Here's an example using Haiku, similar to the Flax MLP:

import jax
import jax.numpy as jnp
import haiku as hk

class SimpleMLP(hk.Module):
  def __init__(self, features: list[int], name: str | None = None):
    super().__init__(name=name)
    self.features = features

  def __call__(self, x):
    for i, feat in enumerate(self.features):
      # Layers are often created inline here in Haiku
      x = hk.Linear(output_size=feat, name=f'linear_{i}')(x)
      if i != len(self.features) - 1:
        x = jax.nn.relu(x)
    return x

# --- Usage ---
# Define the forward function that uses the Haiku module
def forward_fn(x):
  output_features = [128, 10]
  mlp = SimpleMLP(features=output_features)
  return mlp(x)

# Transform the function
model = hk.transform(forward_fn)

key = jax.random.PRNGKey(0)
input_shape = (1, 28*28)
dummy_input = jnp.ones(input_shape)

# Initialize parameters (only needs RNG key and dummy input)
params = model.init(key, dummy_input)
print(f"Parameter PyTree structure:\n{jax.tree_util.tree_map(lambda x: x.shape, params)}")

# Apply the model (forward pass, only needs params and input)
output = model.apply(params, key, dummy_input) # Note: Haiku apply often needs RNG too if modules use randomness
print(f"\nOutput shape: {output.shape}")

Haiku's hk.transform mechanism cleverly bridges the gap between stateful object-oriented module definitions and JAX's requirement for pure functions. This can feel more familiar to users coming from other frameworks. For large models, Haiku provides clear state management and integrates well with JAX transformations and distribution primitives.

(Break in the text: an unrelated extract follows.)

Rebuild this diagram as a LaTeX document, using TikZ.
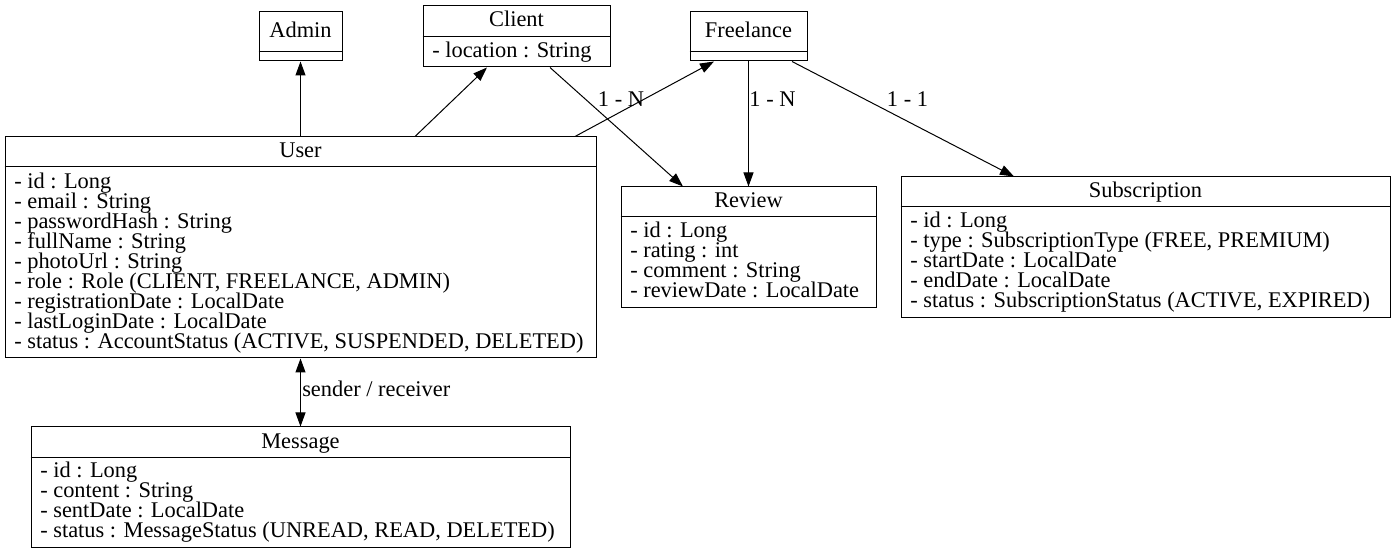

Why Use These Libraries for Large Models?

While you can build everything in raw JAX, Flax and Haiku provide significant advantages, especially as model complexity and scale increase:

Organization: They enforce structure, making complex model architectures easier to define, read, and maintain.
State Management: They offer systematic ways to handle parameters, optimizer state, batch statistics, and RNG keys, reducing boilerplate and potential errors. This is particularly important when dealing with distributed state across multiple devices using pmap.
Boilerplate Reduction: Common patterns like applying layers, managing parameters, and integrating with optimizers are simplified.
Composability: Modules can be easily nested and reused.
Ecosystem Integration: They often come with utilities for checkpointing, metrics logging, and managing training loops, which are essential for large-scale experiments.

The choice between Flax and Haiku often comes down to stylistic preference. Flax is more explicitly functional, requiring manual state passing, while Haiku uses hk.transform to provide a more object-oriented feel with implicit state management. Both are powerful tools built on the same JAX core, enabling the construction and training of sophisticated models at scale. Understanding how these libraries structure code and manage state is fundamental to applying the large-scale techniques discussed in the rest of this chapter, such as integrating pmap for data parallelism or implementing checkpointing strategies.

Comparison of state handling in Raw JAX, Flax, and Haiku. Raw JAX requires manual management. Flax uses explicit state passing, often bundled. Haiku uses hk.transform to manage state implicitly within its apply function.